Before the onset of NAC, the diagnosis was determined with a US-guided core needle biopsy. Samples from the core needle biopsy were examined to obtain the biological characteristics of the breast tumors. The expression levels of estrogen receptor (ER), progesterone receptor (PR), human epidermal growth factor receptor 2 (HER2), and Ki-67 in core needle biopsy specimens were evaluated with immunohistochemistry (IHC) and fluorescence in situ hybridisation (FISH). The criteria for the IHC, FISH and molecular subtype results were determined according to the St. Gallen consensus.26–30
After eight cycles of NAC, all patients received mastectomy along with ALND or sentinel lymph node biopsy (SLNB). Assessment of the NAC response was performed using the Miller-Payne system as defined in Appendix B. A grade of 4 or 5 was categorized as a Major Histological Response (MHR) and a grade of 1, 2, or 3 was defined as a Non-major Histological Response (NMHR).
Data on the demographics, IHC characteristics of breast cancer, breast tumor size/stage, lymph node stage, clinical stage, and pathological response grade of NAC were collected. During the chemotherapy follow-up, the maximum diameter of the breast tumor on the B-mode US, the maximum and average values of SWV, the ratio of tumor area on the elastic image to that on the B-mode US, and the maximum diameter of the breast tumor on the enhanced T1 MRI image were recorded.

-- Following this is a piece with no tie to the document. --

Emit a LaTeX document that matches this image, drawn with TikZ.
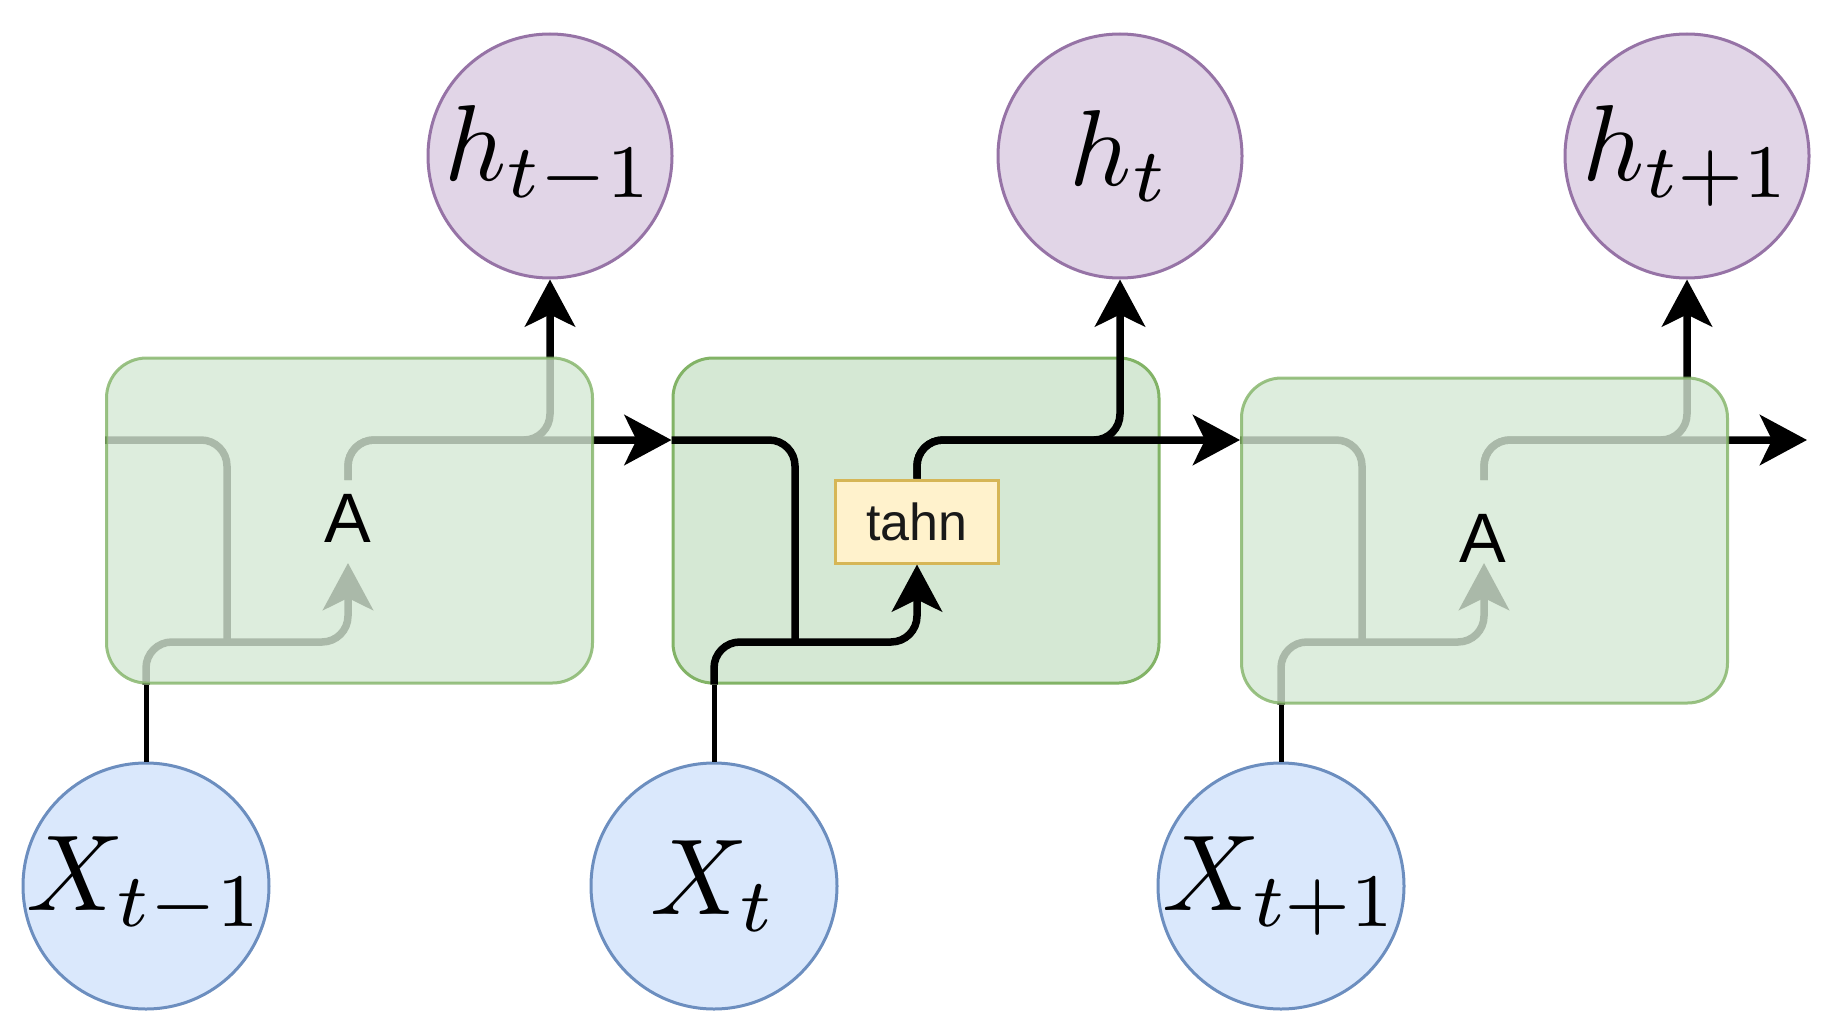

Continuous data were presented as the mean and standard deviation (SD), and categorical variables were presented as counts. Univariate analysis for the pathological response was performed by using a t-test or Mann-Whitney U test to compare continuous quantitative variables between the responsive and non-responsive groups. The Kruskal-Wallis test, X2 test, or Fisher exact test were used to compare the categorical variables in the two pathological response groups.
When both the imaging parameters and clinicopathological characteristics showed favorable efficiency in univariate analysis, we generated a multivariate regression model by using the factors with statistical significance to create a new predictive modality. A p-value of < 0.05 was entry probability for stepwise of multivariate logistic regression while a p-value of more than 0.10 was defined as removal probability. The receiver operating characteristic (ROC) curve was drawn to determine the performance of the imaging findings and combined parameters (CP) in predicting the pathological response.32 An area under the ROC (AUC) value of > 0.9 indicated a great diagnostic value, 0.9 > AUC > 0.7 suggested a moderate diagnostic value, and AUC < 0.7 was considered to indicate a poor diagnostic value.32 The cut-off point for these features was determined by maximizing the Youden coefficient.33 A p-value of < 0.05 was considered to indicate statistical significance. Data analysis was performed with the Statistical Package for the Social Sciences (SPSS) version 22.0 and Medical Statistical Software version 16.2.